Editorial Apostol n° 33 – Printemps 2007

Abbé Marc Vernoy

Le prêtre est alter Christus. Nous allons contem­pler ce mys­tère sur les routes de Notre-​Dame de Chartres au Sacré-Cœur.

Il est l’instrument humain, vivant et libre qui voue tout son corps, toute son âme, tout son cœur et tout son esprit au ser­vice de Dieu, dans la com­mu­nion avec l’évêque. Le prêtre n’est plus un homme comme les autres depuis l’onction sacerdotale.

Ce jour-​là, Notre-​Seigneur Jésus-​Christ est deve­nu son unique rai­son d’être. Tout ce qu’il est, tout ce qu’il dit, tout ce qu’il fait, tout ce qu’il a doit être de Dieu. Toute sa vie doit se confor­mer à la per­fec­tion des dons reçus. Il est l’instrument de la sanc­ti­fi­ca­tion des bap­ti­sés à tra­vers la confec­tion et la dis­pen­sa­tion des sacre­ments, sanc­ti­fi­care, pro­lon­ge­ment véri­table de la vie et de l’action du Christ au plus pro­fond de nos êtres.

Il est la bouche pro­phé­tique du Dieu incar­né pour conti­nuer à Le don­ner aux intel­li­gences pour main­te­nir et répandre la foi et la pra­tique de la vie sur­na­tu­relle dans cette val­lée de larmes, docere.

Il est le bras de Dieu dans le gou­ver­ne­ment des âmes, lorsqu’il conseille, qu’il met en garde, qu’il reprend, qu’il dirige, qu’il ordonne, guber­nare.

La potes­tas sanc­ti­fi­can­di agit en ver­tu de l’autorité de bien­fai­sance divine.

La potes­tas docen­di répand l’enseignement du Verbe de Dieu.

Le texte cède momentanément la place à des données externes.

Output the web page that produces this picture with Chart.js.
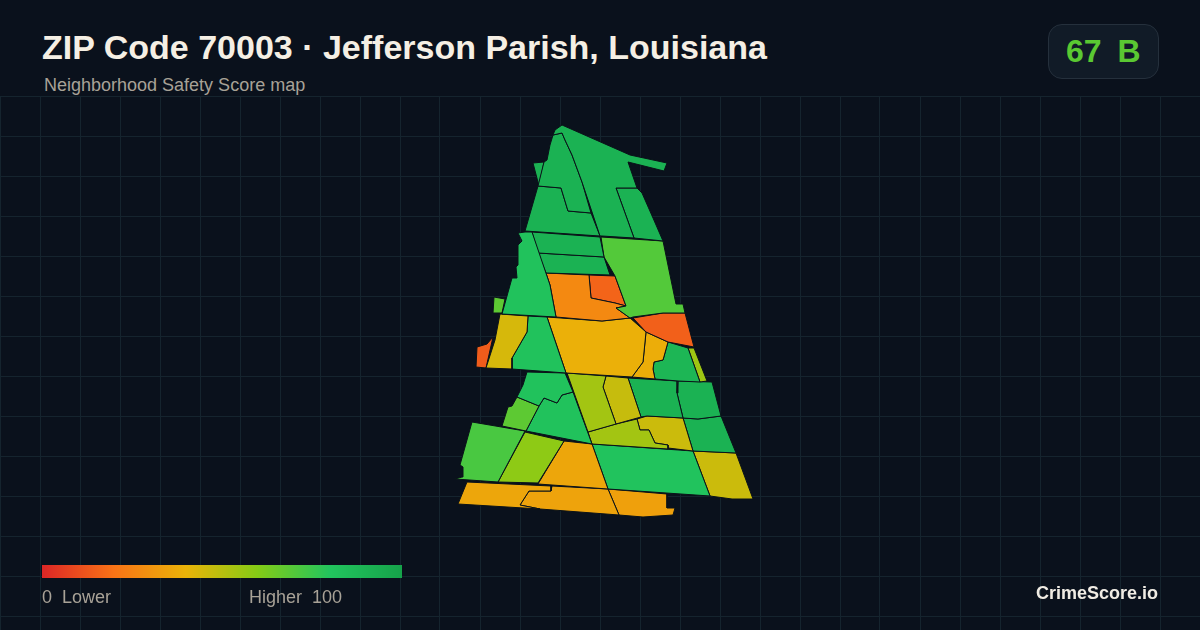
<!DOCTYPE html>
<html>
<head>
<meta charset="utf-8">
<title>ZIP Code 70003</title>
<script src="https://cdn.jsdelivr.net/npm/chart.js@4"></script>
<style>
html, body { margin: 0; padding: 0; background: #0a111c; }
body { position: relative; width: 1200px; height: 630px; overflow: hidden; font-family: "Liberation Sans", Arial, sans-serif; }
#map { position: absolute; left: 0; top: 96px; }
.txt { position: absolute; white-space: pre; }
#title { left: 42px; top: 27px; font-size: 34px; font-weight: bold; line-height: 40px; color: #f5efe4; }
#sub { left: 44px; top: 75px; font-size: 18px; line-height: 20px; color: #a8a297; }
#badge { position: absolute; left: 1048px; top: 24px; width: 109px; height: 53px; border: 1px solid #25303c; border-radius: 14px; background: #111b27; }
#grade { left: 1066px; top: 32px; font-size: 32px; font-weight: bold; line-height: 38px; color: #5ac832; word-spacing: -1px; }
#bar { position: absolute; left: 42px; top: 565px; width: 360px; height: 13px; }
#lo { left: 42px; top: 587px; font-size: 18px; line-height: 20px; color: #a8a297; }
#hi { left: 249px; top: 587px; font-size: 18px; line-height: 20px; color: #a8a297; }
#brand { left: 1036px; top: 583px; font-size: 18px; font-weight: bold; line-height: 20px; color: #f0ece4; }
</style>
</head>
<body>
<canvas id="map" width="1200" height="534"></canvas>
<div class="txt" id="title">ZIP Code 70003 · Jefferson Parish, Louisiana</div>
<div class="txt" id="sub">Neighborhood Safety Score map</div>
<div id="badge"></div>
<div class="txt" id="grade">67  B</div>
<div id="bar"></div>
<div class="txt" id="lo">0  Lower</div>
<div class="txt" id="hi">Higher  100</div>
<div class="txt" id="brand">CrimeScore.io</div>
<script>
// score scale, same stops as the legend bar
var scaleStops = [0, 20, 40, 60, 80, 100];
var scaleColors = ['#dc2626', '#f97316', '#eab308', '#84cc16', '#22c55e', '#16a34a'];

var gridX = [0, 40, 80, 120, 160, 200, 240, 280, 320, 360, 400, 440, 480, 520, 560, 600, 640, 680, 720, 760, 800, 840, 880, 920, 960, 1000, 1040, 1080, 1120, 1160, 1200];
var gridY = [96, 136, 176, 216, 256, 296, 336, 376, 416, 456, 496, 536, 576, 616];

// one score per tract
var tractScores = [
    91, 91, 91, 91, 91,
    82, 91, 91, 70, 27, 16, 15,
    44, 82, 68, 14, 39, 38, 89, 55,
    82, 54, 47, 91, 91, 68, 82, 54, 46, 91,
    72, 58, 36, 81, 46,
    36, 35, 34
];

// tract outlines in map units
var tractOutlines = [
    [[555,130],[562,125],[630,155],[667,163],[664,171],[628,162],[637,188],[616,188],[634,238],[602,236],[600,236],[582,182],[572,155],[565,140],[562,133],[553,135]],
    [[616,188],[637,188],[642,193],[653,218],[663,241],[634,238]],
    [[553,135],[562,133],[565,140],[572,155],[582,182],[591,213],[568,211],[561,188],[538,186],[544,162],[547,160],[550,145]],
    [[533,163],[544,162],[539,186]],
    [[538,186],[561,188],[568,211],[591,213],[600,236],[525,231]],

    [[518,233],[525,232],[532,232],[550,285],[556,317],[502,314],[512,278],[517,278],[516,267],[518,265],[518,245],[522,241]],
    [[532,232],[600,237],[604,257],[538,253]],
    [[538,253],[604,257],[610,275],[546,273]],
    [[601,237],[663,241],[670,275],[676,304],[683,304],[685,313],[663,313],[633,317],[630,318],[616,308],[626,306],[615,276],[604,257]],
    [[546,273],[589,275],[591,298],[615,303],[626,306],[616,308],[630,318],[602,321],[556,317],[550,285]],
    [[589,275],[615,276],[626,306],[615,303],[591,298]],
    [[633,318],[663,313],[685,313],[694,347],[668,342],[646,332]],

    [[500,314],[528,316],[527,332],[512,358],[512,369],[486,368],[495,340]],
    [[528,316],[547,317],[566,373],[512,369],[512,358],[527,332]],
    [[494,297],[505,299],[502,313],[493,313]],
    [[493,337],[486,368],[476,367],[477,347],[487,344]],
    [[547,317],[602,321],[630,318],[646,332],[643,362],[632,377],[566,373]],
    [[646,332],[668,342],[663,360],[654,362],[653,369],[655,379],[632,377],[643,362]],
    [[668,342],[688,348],[700,382],[678,381],[655,379],[653,369],[654,362],[663,360]],
    [[688,348],[694,348],[707,381],[700,382]],

    [[527,372],[565,373],[573,392],[562,395],[557,403],[544,398],[539,406],[517,397],[523,385]],
    [[567,373],[606,376],[603,387],[616,424],[588,432]],
    [[606,376],[628,378],[641,417],[616,424],[603,387]],
    [[628,378],[678,381],[677,393],[683,418],[647,416],[641,417]],
    [[678,381],[712,382],[721,416],[698,419],[683,418],[677,393]],
    [[517,397],[539,406],[526,431],[502,426],[508,407],[512,406]],
    [[544,398],[557,403],[562,395],[573,392],[592,444],[526,431],[539,406]],
    [[588,432],[616,424],[637,419],[640,430],[649,430],[655,443],[668,445],[668,449],[592,444]],
    [[637,419],[647,416],[683,418],[693,451],[668,448],[668,445],[655,443],[649,430],[640,430]],
    [[683,418],[698,419],[721,416],[736,453],[693,451]],

    [[472,422],[525,431],[498,482],[455,479],[462,477],[463,467],[460,465]],
    [[525,432],[564,441],[538,483],[498,482]],
    [[564,441],[592,444],[608,489],[538,484]],
    [[592,444],[693,451],[710,496],[608,489]],
    [[693,451],[736,453],[753,499],[732,499],[710,496]],

    [[467,482],[551,486],[551,491],[529,491],[520,505],[540,509],[458,504]],
    [[552,486],[608,489],[619,515],[540,509],[520,505],[529,491],[551,491]],
    [[608,489],[667,494],[667,508],[675,508],[673,515],[643,517],[619,515]]
];

function scoreColor(score) {
    var i = 0;
    while (i < scaleStops.length - 2 && score > scaleStops[i + 1]) i++;
    var t = (score - scaleStops[i]) / (scaleStops[i + 1] - scaleStops[i]);
    var rgb = [1, 3, 5].map(function (p) {
        var a = parseInt(scaleColors[i].substr(p, 2), 16);
        var b = parseInt(scaleColors[i + 1].substr(p, 2), 16);
        return Math.round(a + (b - a) * t);
    });
    return 'rgb(' + rgb.join(',') + ')';
}

document.getElementById('bar').style.background = 'linear-gradient(to right, ' + scaleColors.map(function (c, i) {
    return c + ' ' + scaleStops[i] + '%';
}).join(', ') + ')';

var datasets = tractOutlines.map(function (outline, i) {
    var pts = outline.concat([outline[0]]).map(function (p) { return { x: p[0], y: p[1] }; });
    return {
        data: pts,
        showLine: true,
        fill: 'shape',
        backgroundColor: scoreColor(tractScores[i]),
        borderColor: '#0a1219',
        borderWidth: 1,
        pointRadius: 0,
        tension: 0
    };
});

function gridAxis(values, min, max, reverse) {
    return {
        type: 'linear', min: min, max: max, reverse: reverse,
        afterBuildTicks: function (axis) {
            axis.ticks = values.map(function (v) { return { value: v }; });
        },
        grid: { color: '#15242e', lineWidth: 1, drawTicks: false },
        border: { display: false },
        ticks: { display: false }
    };
}

new Chart(document.getElementById('map'), {
    type: 'scatter',
    data: { datasets: datasets },
    options: {
        responsive: false, animation: false, events: [],
        layout: { padding: 0 },
        plugins: {
            legend: { display: false },
            tooltip: { enabled: false },
            filler: { drawTime: 'beforeDatasetDraw' }
        },
        scales: {
            x: gridAxis(gridX, 0, 1200, false),
            y: gridAxis(gridY, 96, 630, true)
        }
    }
});
</script>
</body>
</html>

Enfin, la potes­tas guber­nan­di entend res­tau­rer l’autorité de l’ordre ori­gi­nel, par l’ins­tau­rare omnia in Christo, tout réca­pi­tu­ler en Notre-​Seigneur Jésus-​Christ. Cette der­nière est la consom­ma­tion de l’esprit de Charité qui unit tout dans le Christ, qui unit toutes les volon­tés à la volon­té de Dieu, pour le Ciel.

Si les cœurs ordonnent leurs amours selon l’amour du Christ, ils font la volon­té de Dieu et s’aiment les uns les autres en Dieu.

« Or voi­ci son com­man­de­ment : croire au nom de son Fils Jésus Christ et nous aimer les uns les autres comme il nous en a don­né le com­man­de­ment. Et celui qui garde ses com­man­de­ments demeure en Dieu et Dieu en lui ; à ceci nous savons qu’il demeure en nous : à l’Esprit qu’il nous a don­né. » (1Jean 3, 23–24)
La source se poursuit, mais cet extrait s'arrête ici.